February 23, 2009 – Met with attorney to ask some preliminary questions regarding adoption such as what the options in our state are (second-parent adoption is available), how soon we can take next steps (infant must be 6 months old), how to complete the birth certificate (do not list known donor), etc.
December 17, 2009 – Met with our primary attorney and a second attorney to begin process in earnest. Paid (large) flat fee for them to jointly represent us in legal proceedings to come. Attorney explains that I can not maintain my status as a legal parent and add M as a second legal parent - I must terminate my own rights and then we can adopt him jointly. We are assured this will all take place in a matter of seconds (i.e. no termination until the judge is actively signing the adoption order as well) but the bottom line is that in order for M to be granted any rights as a parent, I must legally disown and then adopt the son I gave birth to.
February 7, 2010 – Went to attorney’s office to sign papers in front of witnesses and have them notarized. K has to sign scary document terminating her parental rights. K and M have to jointly sign petition to adopt. Attorney mails a copy of termination of parental rights document to KD which he has to sign in front of two witnesses and a notary, then return by mail. We write check for court escrow account which must clear prior to filing.
February 19, 2010 – Case filed with family court. We are informed our next step is completing a home study with the Guardian-Ad-Litem, aka our 11 month old’s attorney.
March 10, 2010 – Mail requests for child abuse/neglect criminal record checks on both K and M. Attorney notifies us court date has been set for May 19th.
March 26, 2010 – Criminal record checks returned – no findings.

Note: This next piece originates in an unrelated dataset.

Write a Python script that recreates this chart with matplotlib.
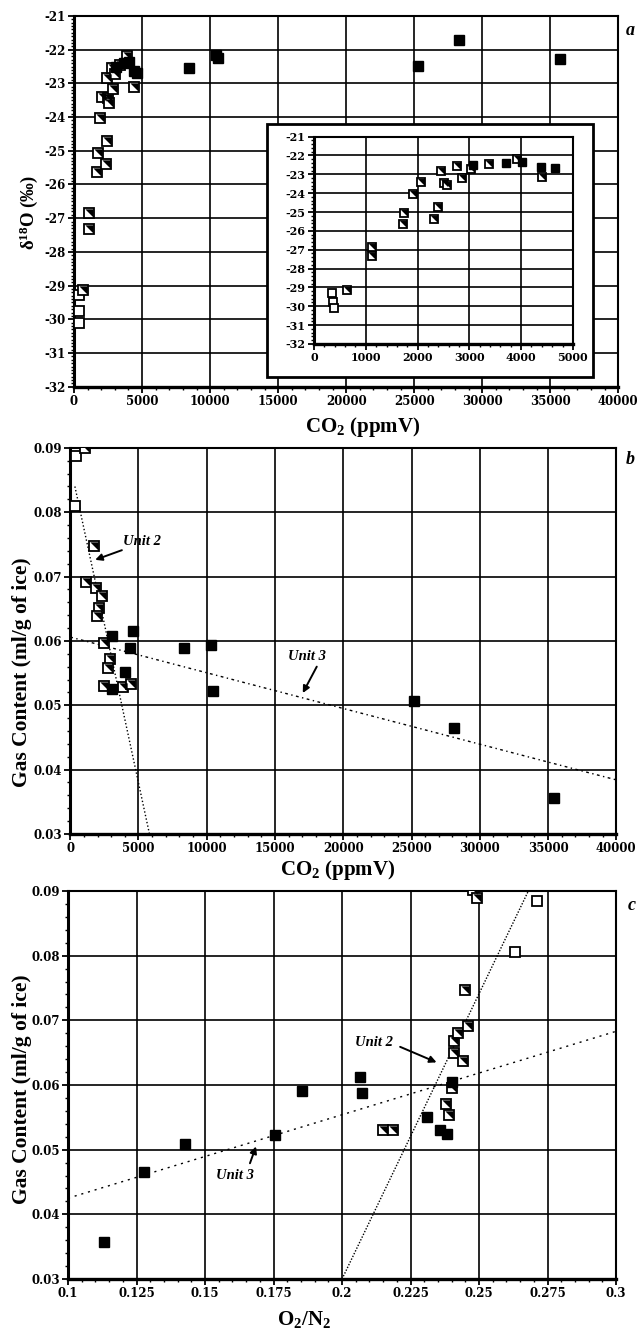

April 20, 2010 – Notified we have a problem. Since KD is not a legal parent and therefore cannot technically terminate his rights, Guardian ad Litem has requested newspaper notification of pending adoption. Catch is that newspaper ad has to run a minimum of 45 days prior to court date, which is unfortunate since our court date was only 29 days away. Alternatively, KD may be able to sign an affidavit claiming parental rights (prior to terminating them) but we’d need to get a revised birth certificate prior to court date and bureau of vital statistics typically does not offer that efficient of a turnaround. K expressed extreme dissatisfaction with this development and authorized attorney to spare no expense or assertiveness in trying to get things back on track.
April 22, 2010 – Attorney notified us problem was merely a “misunderstanding” and we’re on track for May 19th. We elected not to look a gift horse in the mouth.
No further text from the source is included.